The Crecy proved a unique exercise and Rolls-Royce did not develop any other two-stroke aero engines, the whole concept of advanced piston engines at that time being overtaken by the advent of the practical jet engine.

==Applications (projected)==
In the summer of 1941, Supermarine Spitfire Mk II P7674 was delivered to Hucknall and fitted with a Crecy mock-up to enable cowling drawings and system details to be designed. It was planned for the first production Spitfire Mk III to be delivered to Hucknall in early 1942 for fitting of an airworthy Crecy, but this never took place. A Royal Aircraft Establishment report (No. E.3932) of March 1942 estimated the performance of the Spitfire fitted with a Crecy engine and compared this to a Griffon 61-powered variant.
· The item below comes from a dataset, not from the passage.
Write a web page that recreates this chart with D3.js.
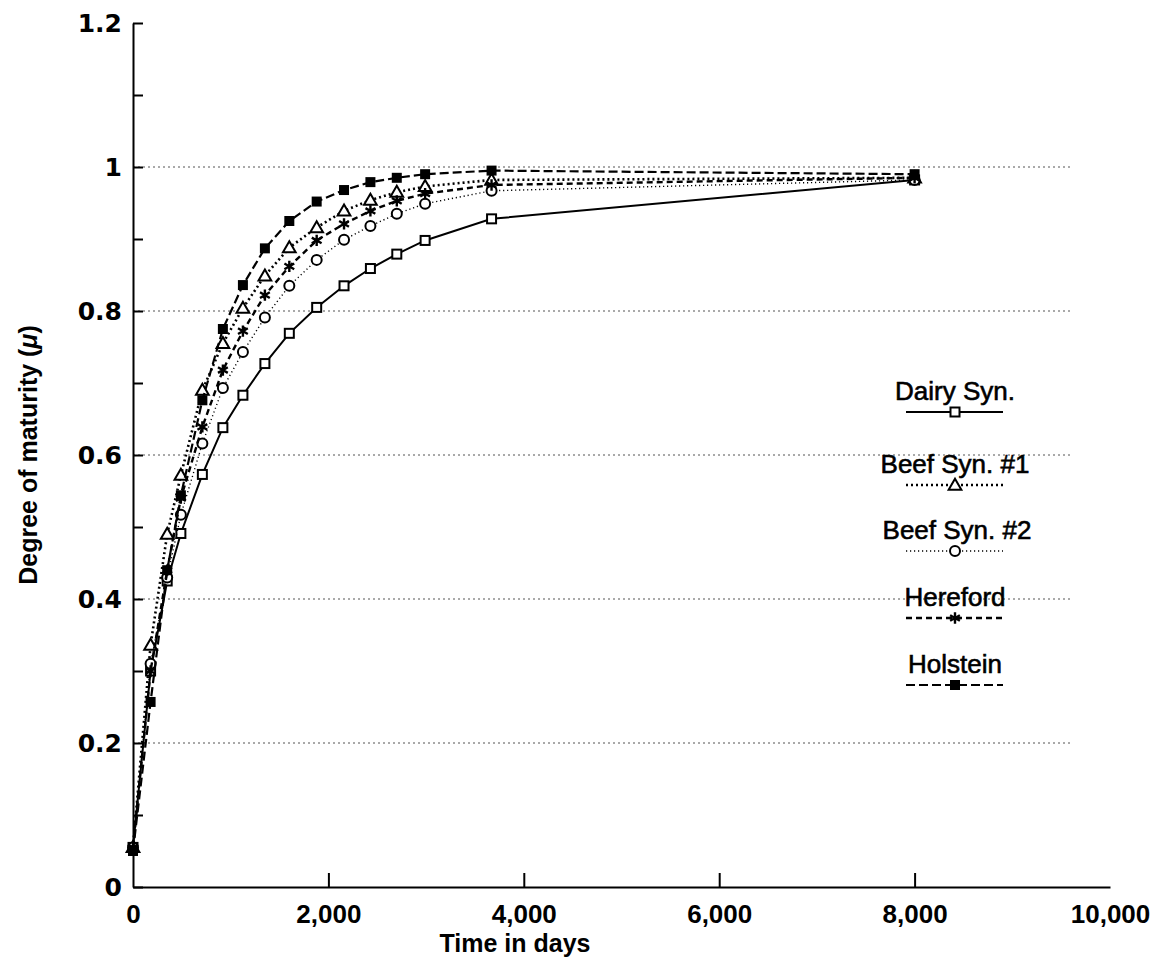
<!DOCTYPE html>
<html>
<head>
  <meta charset="utf-8">
  <title>Degree of maturity</title>
  <script src="https://d3js.org/d3.v7.min.js"></script>
  <style>
    body { margin: 0; background: #fff; }
    text { font-family: 'Liberation Sans', Arial, sans-serif; fill: #000; }
    .yaxis text { font-family: 'DejaVu Sans', sans-serif; font-weight: bold; font-size: 25px; }
    .xaxis text { font-weight: bold; font-size: 26px; }
    .axis path, .axis line { stroke: #000; stroke-width: 2px; }
    .legend-label { font-size: 26px; stroke: #000; stroke-width: 0.6px; }
  </style>
</head>
<body>
  <div id="chart"></div>
  <script>
    // time points (days) shared by all series
    const days = [0, 180, 350, 490, 710, 920, 1125, 1350, 1600, 1880, 2160, 2430, 2700, 2990, 3670, 8000];

    const dairySyn = [0.055, 0.30, 0.425, 0.491, 0.573, 0.638, 0.683, 0.727, 0.769, 0.805, 0.835, 0.859, 0.879, 0.898, 0.928, 0.982];
    const beefSyn1 = [0.055, 0.336, 0.49, 0.572, 0.69, 0.755, 0.804, 0.849, 0.888, 0.916, 0.939, 0.954, 0.965, 0.973, 0.982, 0.985];
    const beefSyn2 = [0.055, 0.31, 0.43, 0.517, 0.616, 0.693, 0.743, 0.791, 0.835, 0.871, 0.899, 0.918, 0.935, 0.949, 0.967, 0.982];
    const hereford = [0.055, 0.30, 0.44, 0.54, 0.639, 0.718, 0.772, 0.822, 0.862, 0.898, 0.921, 0.939, 0.953, 0.963, 0.975, 0.985];
    const holstein = [0.05, 0.257, 0.44, 0.544, 0.676, 0.775, 0.836, 0.887, 0.925, 0.952, 0.968, 0.979, 0.985, 0.99, 0.995, 0.99];

    const seriesNames = ["Dairy Syn.", "Beef Syn. #1", "Beef Syn. #2", "Hereford", "Holstein"];
    const xTicks = [0, 2000, 4000, 6000, 8000, 10000];
    const yTicks = [0, 0.1, 0.2, 0.3, 0.4, 0.5, 0.6, 0.7, 0.8, 0.9, 1, 1.1, 1.2];
    const gridValues = [0.2, 0.4, 0.6, 0.8, 1];

    const W = 1161, H = 968;

    const svg = d3.select("#chart")
      .append("svg")
      .attr("width", W)
      .attr("height", H);

    const x = d3.scaleLinear().domain([0, 10000]).range([133, 1110]);
    const y = d3.scaleLinear().domain([0, 1.2]).range([887, 23]);

    // dotted gridlines
    svg.append("g")
      .selectAll("line")
      .data(gridValues)
      .join("line")
      .attr("x1", x(0))
      .attr("x2", x(9600))
      .attr("y1", d => y(d))
      .attr("y2", d => y(d))
      .attr("stroke", "#555")
      .attr("stroke-width", 1)
      .attr("stroke-dasharray", "2,3");

    // y axis
    svg.append("g")
      .attr("class", "axis yaxis")
      .attr("transform", "translate(" + x(0) + ",0)")
      .call(d3.axisLeft(y)
        .tickValues(yTicks)
        .tickSizeInner(-10)
        .tickSizeOuter(0)
        .tickPadding(11)
        .tickFormat(d => (Math.round(d * 10) % 2 === 0) ? d3.format("")(+d.toFixed(1)) : ""));

    // x axis
    const xg = svg.append("g")
      .attr("class", "axis xaxis")
      .attr("transform", "translate(0," + y(0) + ")")
      .call(d3.axisBottom(x)
        .tickValues(xTicks)
        .tickSizeInner(-14)
        .tickSizeOuter(0)
        .tickPadding(10)
        .tickFormat(d3.format(",")));
    xg.selectAll(".tick line").filter(d => d === 0 || d === 10000).remove();
    xg.selectAll(".tick text").attr("dy", "1em");

    // axis titles
    svg.append("text")
      .attr("x", 515)
      .attr("y", 952)
      .attr("text-anchor", "middle")
      .style("font-weight", "bold")
      .style("font-size", "25px")
      .text("Time in days");

    const yTitle = svg.append("text")
      .attr("transform", "translate(37,455) rotate(-90)")
      .attr("text-anchor", "middle")
      .style("font-weight", "bold")
      .style("font-size", "25px");
    yTitle.append("tspan").text("Degree of maturity (");
    yTitle.append("tspan").style("font-style", "italic").text("μ");
    yTitle.append("tspan").text(")");

    // series styles
    const styles = [
      { values: dairySyn, dash: null, width: 2, marker: "square" },
      { values: beefSyn1, dash: "2,3", width: 2.6, marker: "triangle" },
      { values: beefSyn2, dash: "1.2,2.8", width: 1.4, marker: "circle" },
      { values: hereford, dash: "6,4", width: 2.4, marker: "star" },
      { values: holstein, dash: "9,4", width: 2.2, marker: "filled" }
    ];

    const line = d3.line()
      .x(d => x(d[0]))
      .y(d => y(d[1]));

    function drawMarker(g, type, cx, cy) {
      if (type === "square") {
        g.append("rect").attr("x", cx - 4.5).attr("y", cy - 4.5).attr("width", 9).attr("height", 9)
          .attr("fill", "#fff").attr("stroke", "#000").attr("stroke-width", 2);
      } else if (type === "filled") {
        g.append("rect").attr("x", cx - 5).attr("y", cy - 5).attr("width", 10).attr("height", 10)
          .attr("fill", "#000");
      } else if (type === "triangle") {
        g.append("path")
          .attr("d", d3.symbol().type(d3.symbolTriangle).size(70)())
          .attr("transform", "translate(" + cx + "," + (cy + 1) + ")")
          .attr("fill", "#fff").attr("stroke", "#000").attr("stroke-width", 2);
      } else if (type === "circle") {
        g.append("circle").attr("cx", cx).attr("cy", cy).attr("r", 5)
          .attr("fill", "#fff").attr("stroke", "#000").attr("stroke-width", 2);
      } else if (type === "star") {
        g.append("path")
          .attr("d", d3.symbol().type(d3.symbolAsterisk).size(90)())
          .attr("transform", "translate(" + cx + "," + cy + ")")
          .attr("fill", "none").attr("stroke", "#000").attr("stroke-width", 2.4);
      }
    }

    styles.forEach(s => {
      const pts = days.map((d, i) => [d, s.values[i]]);
      svg.append("path")
        .datum(pts)
        .attr("d", line)
        .attr("fill", "none")
        .attr("stroke", "#000")
        .attr("stroke-width", s.width)
        .attr("stroke-dasharray", s.dash);
      const g = svg.append("g");
      pts.forEach(p => drawMarker(g, s.marker, x(p[0]), y(p[1])));
    });

    // legend
    const legendY = [400, 473, 539, 606, 673];
    const legendX = [955, 955, 957, 955, 955];
    seriesNames.forEach((name, i) => {
      const s = styles[i];
      svg.append("text")
        .attr("class", "legend-label")
        .attr("x", legendX[i])
        .attr("y", legendY[i])
        .attr("text-anchor", "middle")
        .text(name);
      svg.append("line")
        .attr("x1", 906).attr("x2", 1003)
        .attr("y1", legendY[i] + 12).attr("y2", legendY[i] + 12)
        .attr("stroke", "#000")
        .attr("stroke-width", s.width)
        .attr("stroke-dasharray", s.dash);
      drawMarker(svg.append("g"), s.marker, 955, legendY[i] + 12);
    });
  </script>
</body>
</html>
The report stated that the Crecy's maximum power output would be too much for the Spitfire airframe but that a derated version would have considerable performance gains over the Griffon-powered fighter.

Studies on the de Havilland Mosquito also showed it to raise complex problems with Crecy installation.

In 1942 Rolls-Royce Hucknall received a North American P-51 Mustang for engine installation trials. This prompted a series of studies for a Crecy version and the Mustang turned out a more suitable mount than the Spitfire. However these studies were not taken further.

As the possibility of a flight-worthy engine approached, on 28 March 1943 Hawker Henley L3385 was delivered to Hucknall for fitting with a Crecy. However the engine never became available and the aircraft remained at Hucknall until it was scrapped on 11 September 1945.

From 1943 a number of postwar transport projects were considered, taking advantage of the Crecy's unique characteristics for land, sea and air applications. None got further than the drawing-board.